┌────────

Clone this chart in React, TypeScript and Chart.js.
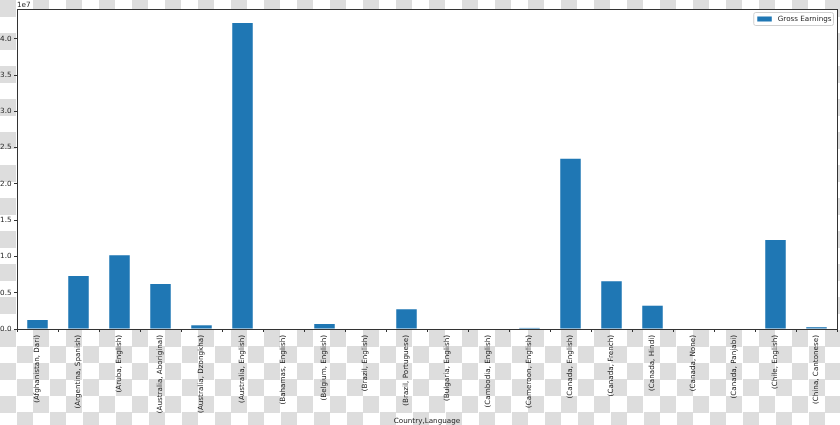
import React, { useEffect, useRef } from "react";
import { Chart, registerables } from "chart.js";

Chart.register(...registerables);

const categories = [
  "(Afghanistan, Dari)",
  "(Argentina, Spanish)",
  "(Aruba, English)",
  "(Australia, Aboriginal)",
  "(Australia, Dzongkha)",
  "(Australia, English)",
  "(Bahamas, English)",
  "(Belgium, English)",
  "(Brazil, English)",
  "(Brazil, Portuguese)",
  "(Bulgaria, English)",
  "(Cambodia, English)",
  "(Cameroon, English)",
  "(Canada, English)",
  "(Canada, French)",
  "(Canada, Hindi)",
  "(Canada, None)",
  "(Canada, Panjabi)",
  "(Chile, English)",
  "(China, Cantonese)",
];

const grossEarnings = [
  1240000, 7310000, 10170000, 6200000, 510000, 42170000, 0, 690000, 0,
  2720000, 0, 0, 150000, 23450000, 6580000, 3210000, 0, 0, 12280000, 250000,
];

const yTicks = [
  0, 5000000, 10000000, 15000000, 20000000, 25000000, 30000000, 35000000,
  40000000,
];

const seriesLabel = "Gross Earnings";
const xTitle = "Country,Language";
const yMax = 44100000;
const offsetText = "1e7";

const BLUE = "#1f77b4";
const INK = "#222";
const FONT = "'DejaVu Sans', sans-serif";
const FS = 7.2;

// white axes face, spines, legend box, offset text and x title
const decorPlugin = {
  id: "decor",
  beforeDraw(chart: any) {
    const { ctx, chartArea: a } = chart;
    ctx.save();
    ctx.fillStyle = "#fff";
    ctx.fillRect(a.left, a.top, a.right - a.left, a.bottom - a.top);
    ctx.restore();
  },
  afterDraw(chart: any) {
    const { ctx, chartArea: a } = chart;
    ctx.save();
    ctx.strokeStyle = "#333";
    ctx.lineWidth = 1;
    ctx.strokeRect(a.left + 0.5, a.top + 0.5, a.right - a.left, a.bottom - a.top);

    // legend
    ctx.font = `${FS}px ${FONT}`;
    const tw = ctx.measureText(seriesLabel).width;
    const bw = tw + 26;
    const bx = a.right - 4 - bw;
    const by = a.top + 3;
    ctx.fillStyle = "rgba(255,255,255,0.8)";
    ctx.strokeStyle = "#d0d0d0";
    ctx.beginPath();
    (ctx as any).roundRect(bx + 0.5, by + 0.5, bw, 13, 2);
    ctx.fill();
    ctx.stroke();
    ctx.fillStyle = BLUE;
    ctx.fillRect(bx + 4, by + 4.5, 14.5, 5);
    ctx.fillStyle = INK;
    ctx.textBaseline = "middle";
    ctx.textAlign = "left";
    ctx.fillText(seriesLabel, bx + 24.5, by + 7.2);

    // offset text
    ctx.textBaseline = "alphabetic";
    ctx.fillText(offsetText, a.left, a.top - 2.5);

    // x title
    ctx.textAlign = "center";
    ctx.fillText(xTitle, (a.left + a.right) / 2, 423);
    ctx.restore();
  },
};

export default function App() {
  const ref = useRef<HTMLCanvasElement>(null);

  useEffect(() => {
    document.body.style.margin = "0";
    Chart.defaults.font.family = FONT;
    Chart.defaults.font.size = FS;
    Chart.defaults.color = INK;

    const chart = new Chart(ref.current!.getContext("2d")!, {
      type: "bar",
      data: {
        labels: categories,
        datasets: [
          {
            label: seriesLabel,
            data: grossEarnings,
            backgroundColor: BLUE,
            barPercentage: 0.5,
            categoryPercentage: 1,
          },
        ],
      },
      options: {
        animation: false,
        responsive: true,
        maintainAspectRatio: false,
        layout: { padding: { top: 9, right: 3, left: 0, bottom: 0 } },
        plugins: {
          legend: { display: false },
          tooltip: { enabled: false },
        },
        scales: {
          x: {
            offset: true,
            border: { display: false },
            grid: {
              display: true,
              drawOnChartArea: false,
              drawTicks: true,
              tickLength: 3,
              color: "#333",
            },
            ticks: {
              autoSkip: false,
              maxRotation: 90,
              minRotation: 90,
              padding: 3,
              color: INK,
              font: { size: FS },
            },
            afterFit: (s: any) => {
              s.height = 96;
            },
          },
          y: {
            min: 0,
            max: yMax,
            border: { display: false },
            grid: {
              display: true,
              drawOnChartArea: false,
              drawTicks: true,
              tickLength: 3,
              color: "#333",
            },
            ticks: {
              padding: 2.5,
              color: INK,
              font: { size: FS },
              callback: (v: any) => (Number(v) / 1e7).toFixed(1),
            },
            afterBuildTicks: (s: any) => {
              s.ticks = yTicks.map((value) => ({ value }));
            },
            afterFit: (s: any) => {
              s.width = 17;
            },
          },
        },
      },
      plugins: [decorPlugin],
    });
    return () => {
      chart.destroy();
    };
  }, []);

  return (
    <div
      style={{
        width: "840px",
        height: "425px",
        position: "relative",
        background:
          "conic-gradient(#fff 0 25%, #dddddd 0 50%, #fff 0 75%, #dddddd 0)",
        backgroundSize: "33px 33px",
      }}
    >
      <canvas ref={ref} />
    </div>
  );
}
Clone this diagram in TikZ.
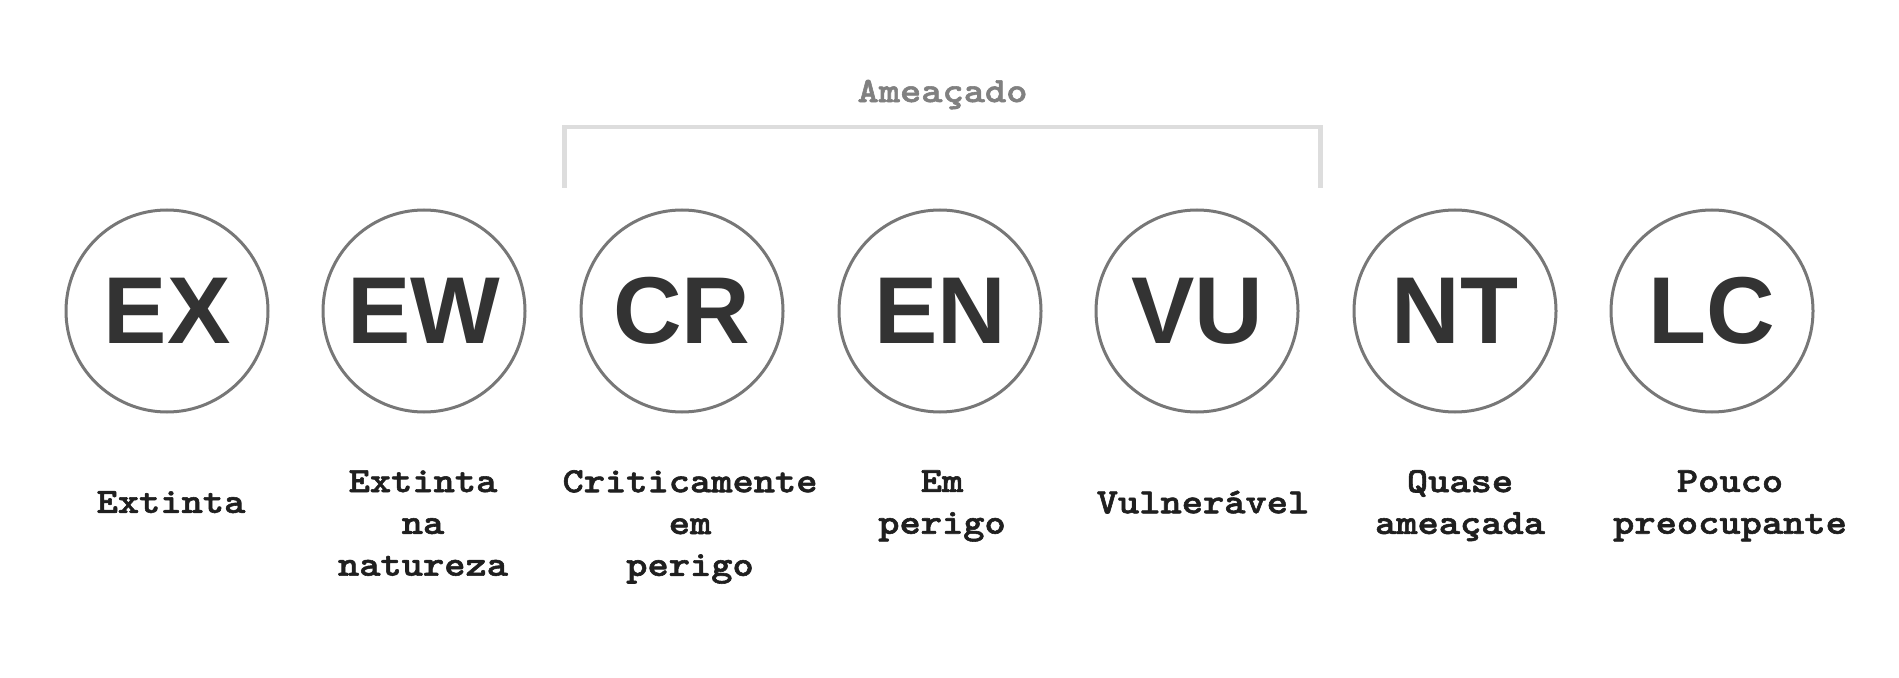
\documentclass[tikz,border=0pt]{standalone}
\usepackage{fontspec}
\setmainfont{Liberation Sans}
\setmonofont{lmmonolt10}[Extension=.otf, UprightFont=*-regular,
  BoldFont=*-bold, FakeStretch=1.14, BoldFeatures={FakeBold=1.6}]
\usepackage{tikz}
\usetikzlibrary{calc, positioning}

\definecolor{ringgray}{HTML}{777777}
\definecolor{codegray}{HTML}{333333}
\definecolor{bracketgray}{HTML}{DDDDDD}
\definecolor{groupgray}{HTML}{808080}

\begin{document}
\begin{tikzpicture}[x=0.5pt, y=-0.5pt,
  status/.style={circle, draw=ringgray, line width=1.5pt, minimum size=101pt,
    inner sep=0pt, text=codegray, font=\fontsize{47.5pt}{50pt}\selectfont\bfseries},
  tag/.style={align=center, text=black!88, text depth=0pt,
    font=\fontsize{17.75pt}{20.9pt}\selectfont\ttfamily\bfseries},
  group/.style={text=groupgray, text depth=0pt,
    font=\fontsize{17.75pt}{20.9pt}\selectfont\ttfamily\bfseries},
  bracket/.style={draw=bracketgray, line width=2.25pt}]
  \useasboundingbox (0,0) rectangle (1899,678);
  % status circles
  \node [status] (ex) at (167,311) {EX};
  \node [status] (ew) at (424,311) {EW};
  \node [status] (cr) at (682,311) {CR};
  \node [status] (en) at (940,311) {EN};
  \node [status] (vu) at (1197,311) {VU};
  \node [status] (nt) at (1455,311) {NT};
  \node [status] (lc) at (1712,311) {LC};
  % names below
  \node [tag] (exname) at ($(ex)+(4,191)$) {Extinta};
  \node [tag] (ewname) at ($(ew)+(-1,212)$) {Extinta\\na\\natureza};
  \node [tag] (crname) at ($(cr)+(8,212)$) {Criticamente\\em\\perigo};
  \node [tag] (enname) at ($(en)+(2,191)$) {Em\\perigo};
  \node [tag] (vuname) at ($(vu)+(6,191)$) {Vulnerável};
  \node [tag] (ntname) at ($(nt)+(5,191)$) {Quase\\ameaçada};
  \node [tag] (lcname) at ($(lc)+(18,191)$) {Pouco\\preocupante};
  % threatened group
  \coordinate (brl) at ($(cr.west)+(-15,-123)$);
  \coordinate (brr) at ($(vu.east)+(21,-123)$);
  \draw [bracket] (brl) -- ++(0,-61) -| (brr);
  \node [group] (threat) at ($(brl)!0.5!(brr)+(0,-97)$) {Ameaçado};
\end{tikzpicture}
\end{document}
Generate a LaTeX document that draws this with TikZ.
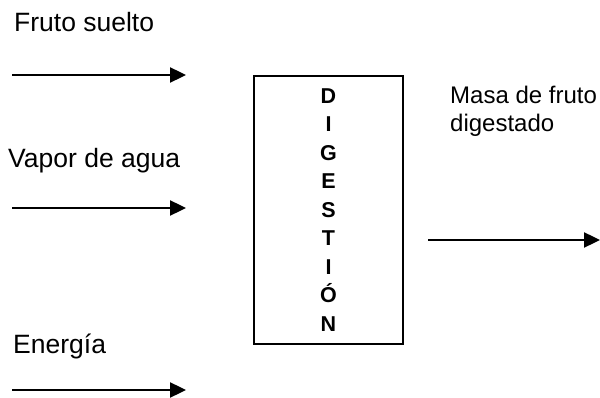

└────────

Leave out the pictures and copy everything else in the records word for word.

Clone this chart in React, TypeScript and Chart.js.
import React, { useEffect, useRef } from "react";
import { Chart, registerables } from "chart.js";

Chart.register(...registerables);

const categories = [
  "(Afghanistan, Dari)",
  "(Argentina, Spanish)",
  "(Aruba, English)",
  "(Australia, Aboriginal)",
  "(Australia, Dzongkha)",
  "(Australia, English)",
  "(Bahamas, English)",
  "(Belgium, English)",
  "(Brazil, English)",
  "(Brazil, Portuguese)",
  "(Bulgaria, English)",
  "(Cambodia, English)",
  "(Cameroon, English)",
  "(Canada, English)",
  "(Canada, French)",
  "(Canada, Hindi)",
  "(Canada, None)",
  "(Canada, Panjabi)",
  "(Chile, English)",
  "(China, Cantonese)",
];

const grossEarnings = [
  1240000, 7310000, 10170000, 6200000, 510000, 42170000, 0, 690000, 0,
  2720000, 0, 0, 150000, 23450000, 6580000, 3210000, 0, 0, 12280000, 250000,
];

const yTicks = [
  0, 5000000, 10000000, 15000000, 20000000, 25000000, 30000000, 35000000,
  40000000,
];

const seriesLabel = "Gross Earnings";
const xTitle = "Country,Language";
const yMax = 44100000;
const offsetText = "1e7";

const BLUE = "#1f77b4";
const INK = "#222";
const FONT = "'DejaVu Sans', sans-serif";
const FS = 7.2;

// white axes face, spines, legend box, offset text and x title
const decorPlugin = {
  id: "decor",
  beforeDraw(chart: any) {
    const { ctx, chartArea: a } = chart;
    ctx.save();
    ctx.fillStyle = "#fff";
    ctx.fillRect(a.left, a.top, a.right - a.left, a.bottom - a.top);
    ctx.restore();
  },
  afterDraw(chart: any) {
    const { ctx, chartArea: a } = chart;
    ctx.save();
    ctx.strokeStyle = "#333";
    ctx.lineWidth = 1;
    ctx.strokeRect(a.left + 0.5, a.top + 0.5, a.right - a.left, a.bottom - a.top);

    // legend
    ctx.font = `${FS}px ${FONT}`;
    const tw = ctx.measureText(seriesLabel).width;
    const bw = tw + 26;
    const bx = a.right - 4 - bw;
    const by = a.top + 3;
    ctx.fillStyle = "rgba(255,255,255,0.8)";
    ctx.strokeStyle = "#d0d0d0";
    ctx.beginPath();
    (ctx as any).roundRect(bx + 0.5, by + 0.5, bw, 13, 2);
    ctx.fill();
    ctx.stroke();
    ctx.fillStyle = BLUE;
    ctx.fillRect(bx + 4, by + 4.5, 14.5, 5);
    ctx.fillStyle = INK;
    ctx.textBaseline = "middle";
    ctx.textAlign = "left";
    ctx.fillText(seriesLabel, bx + 24.5, by + 7.2);

    // offset text
    ctx.textBaseline = "alphabetic";
    ctx.fillText(offsetText, a.left, a.top - 2.5);

    // x title
    ctx.textAlign = "center";
    ctx.fillText(xTitle, (a.left + a.right) / 2, 423);
    ctx.restore();
  },
};

export default function App() {
  const ref = useRef<HTMLCanvasElement>(null);

  useEffect(() => {
    document.body.style.margin = "0";
    Chart.defaults.font.family = FONT;
    Chart.defaults.font.size = FS;
    Chart.defaults.color = INK;

    const chart = new Chart(ref.current!.getContext("2d")!, {
      type: "bar",
      data: {
        labels: categories,
        datasets: [
          {
            label: seriesLabel,
            data: grossEarnings,
            backgroundColor: BLUE,
            barPercentage: 0.5,
            categoryPercentage: 1,
          },
        ],
      },
      options: {
        animation: false,
        responsive: true,
        maintainAspectRatio: false,
        layout: { padding: { top: 9, right: 3, left: 0, bottom: 0 } },
        plugins: {
          legend: { display: false },
          tooltip: { enabled: false },
        },
        scales: {
          x: {
            offset: true,
            border: { display: false },
            grid: {
              display: true,
              drawOnChartArea: false,
              drawTicks: true,
              tickLength: 3,
              color: "#333",
            },
            ticks: {
              autoSkip: false,
              maxRotation: 90,
              minRotation: 90,
              padding: 3,
              color: INK,
              font: { size: FS },
            },
            afterFit: (s: any) => {
              s.height = 96;
            },
          },
          y: {
            min: 0,
            max: yMax,
            border: { display: false },
            grid: {
              display: true,
              drawOnChartArea: false,
              drawTicks: true,
              tickLength: 3,
              color: "#333",
            },
            ticks: {
              padding: 2.5,
              color: INK,
              font: { size: FS },
              callback: (v: any) => (Number(v) / 1e7).toFixed(1),
            },
            afterBuildTicks: (s: any) => {
              s.ticks = yTicks.map((value) => ({ value }));
            },
            afterFit: (s: any) => {
              s.width = 17;
            },
          },
        },
      },
      plugins: [decorPlugin],
    });
    return () => {
      chart.destroy();
    };
  }, []);

  return (
    <div
      style={{
        width: "840px",
        height: "425px",
        position: "relative",
        background:
          "conic-gradient(#fff 0 25%, #dddddd 0 50%, #fff 0 75%, #dddddd 0)",
        backgroundSize: "33px 33px",
      }}
    >
      <canvas ref={ref} />
    </div>
  );
}
Clone this diagram in TikZ.
\documentclass[tikz,border=0pt]{standalone}
\usepackage{fontspec}
\setmainfont{Liberation Sans}
\setmonofont{lmmonolt10}[Extension=.otf, UprightFont=*-regular,
  BoldFont=*-bold, FakeStretch=1.14, BoldFeatures={FakeBold=1.6}]
\usepackage{tikz}
\usetikzlibrary{calc, positioning}

\definecolor{ringgray}{HTML}{777777}
\definecolor{codegray}{HTML}{333333}
\definecolor{bracketgray}{HTML}{DDDDDD}
\definecolor{groupgray}{HTML}{808080}

\begin{document}
\begin{tikzpicture}[x=0.5pt, y=-0.5pt,
  status/.style={circle, draw=ringgray, line width=1.5pt, minimum size=101pt,
    inner sep=0pt, text=codegray, font=\fontsize{47.5pt}{50pt}\selectfont\bfseries},
  tag/.style={align=center, text=black!88, text depth=0pt,
    font=\fontsize{17.75pt}{20.9pt}\selectfont\ttfamily\bfseries},
  group/.style={text=groupgray, text depth=0pt,
    font=\fontsize{17.75pt}{20.9pt}\selectfont\ttfamily\bfseries},
  bracket/.style={draw=bracketgray, line width=2.25pt}]
  \useasboundingbox (0,0) rectangle (1899,678);
  % status circles
  \node [status] (ex) at (167,311) {EX};
  \node [status] (ew) at (424,311) {EW};
  \node [status] (cr) at (682,311) {CR};
  \node [status] (en) at (940,311) {EN};
  \node [status] (vu) at (1197,311) {VU};
  \node [status] (nt) at (1455,311) {NT};
  \node [status] (lc) at (1712,311) {LC};
  % names below
  \node [tag] (exname) at ($(ex)+(4,191)$) {Extinta};
  \node [tag] (ewname) at ($(ew)+(-1,212)$) {Extinta\\na\\natureza};
  \node [tag] (crname) at ($(cr)+(8,212)$) {Criticamente\\em\\perigo};
  \node [tag] (enname) at ($(en)+(2,191)$) {Em\\perigo};
  \node [tag] (vuname) at ($(vu)+(6,191)$) {Vulnerável};
  \node [tag] (ntname) at ($(nt)+(5,191)$) {Quase\\ameaçada};
  \node [tag] (lcname) at ($(lc)+(18,191)$) {Pouco\\preocupante};
  % threatened group
  \coordinate (brl) at ($(cr.west)+(-15,-123)$);
  \coordinate (brr) at ($(vu.east)+(21,-123)$);
  \draw [bracket] (brl) -- ++(0,-61) -| (brr);
  \node [group] (threat) at ($(brl)!0.5!(brr)+(0,-97)$) {Ameaçado};
\end{tikzpicture}
\end{document}
Generate a LaTeX document that draws this with TikZ.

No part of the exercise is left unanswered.